What is the best knot for attaching the top shot?

I see some use weed eater string with crimp, on the very end, how do you keep from crimping it to hard and breaking it, I mean silly question, but is it an art or is there a trick to it?

Thanks


----------



## txredneck68 (Aug 15, 2006)

a topshot is usually a larger line attached to your main line to help with abraision, from sandbars shell etc. and also as you stated, extra strength wile casting, I use a uni to uni knot,
I use weed eater line on the upper halves of my leaders just cheaper and strong, ss cable on the lower halves. I have never had a problem with crimping I dont crimp the very ends so the crimp doesn't cut into the line itself.. 
I'm sure ther are diffrent reasons and answers to this question..


----------



## Xtreamesharker (Apr 2, 2008)

On my 9/0 (shark) rigs I have my main line of 50# test of about 650yds which is then tied (Uni-to-Uni) into my topshot of 80# test of 100yds. I then attach a 350# swivel to the end of the topshot that is connected to about 10ft of .095 weedeater line via a crimpped loop. This is mainly for abbrassion resistance across the sandbars and shell. I then connect my shark leader that is roughly 7ft of 3/32" nylon coated 7 x 19 strand SS cable via a 350# clip swivel (clip is for attaching pronged weight) with a crimpped loop as well. On the other end of the cable is my gapped 20/0 circle hook by double crimpped loop!


----------



## ronnie collins (May 21, 2004)

For casting, use a "shock leader". most of my casting reels have 20# test big game. to that i tie a shock leader of about 50 to 60# test. wind it onto the reel several times for strengh when casting.


----------



## Mustad7731 (May 23, 2004)

*TopShots*

Top Shot's are the end line attached to casting end of your fishing line. 
As stated above the purpose is to protect the end from Abuse from weeds
floating in the surf and abrasion from sand bars and some othe debri in 
the surf. I like to use a HIGH VISIBILTY line as a Top Shot.
Some folks step up to a high test from the base line [say 30# main line to 
40# or 50# top shot]. Personally I generally stay at the same line test.
I generally like to fill the first 1/2 to 5/8 with a micro braid (More than doubling
the reels capacity) and fill the rest with Hi Vis Mono of the same test as the
braid. That will give me a Working Line of a 150-200 yds of mono and a 
backup of 300 + yds when that "Once in a Lifetime Whaleagator" gets on...
It also allows me to change out the TopShot as often as needed.
Good Luck Whatever you decide...
Mustad7731
Jackie


----------



## Sweet Action (Mar 27, 2008)

"top shot" = "shock leader"


----------



## 535 (May 23, 2004)

top-shot is actually different from a shock-leader... at least as you will see it referred to on these forums...

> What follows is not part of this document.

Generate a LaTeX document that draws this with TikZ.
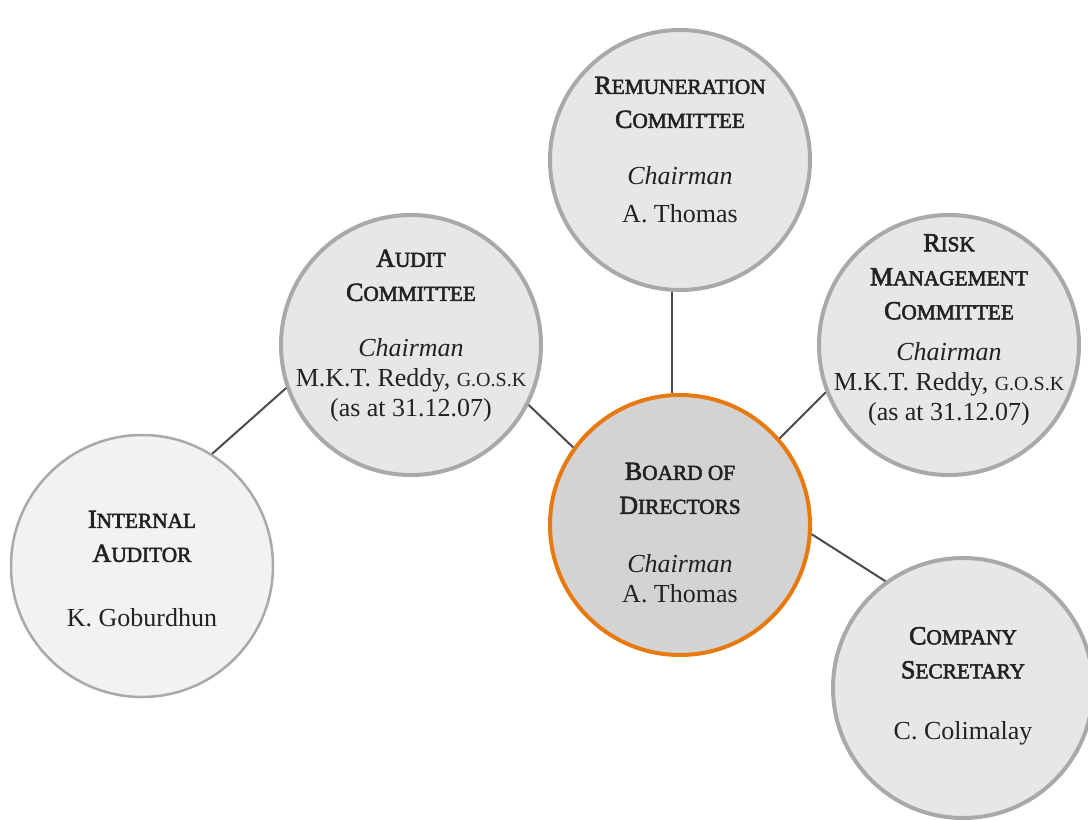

top-shot is generally 100-200 yards of high strength mono to prevent cut-offs due to bar-rub, shell, debris etc. when bait sits out for hours, also really helps when landing heavy fish or dragging a shark across shallow sandbars ... you'll generally only see this on shark rods... 

a shock-leader is for casting... standard according to the distance casters is 5 wraps around spool, out rod tip and back to reel... general surf-casting application allows power casting with light lines that snap easily with pendulum cast or other power casting methods... general rule is 10lb of test for every ounce casted (5oz weight/baits = 50lb shockleader)... allows you to lay into casting an 3-12oz bait... heavy "shock-leader" can withstand the shock of the cast... light running line allows for much farther casts

jc


----------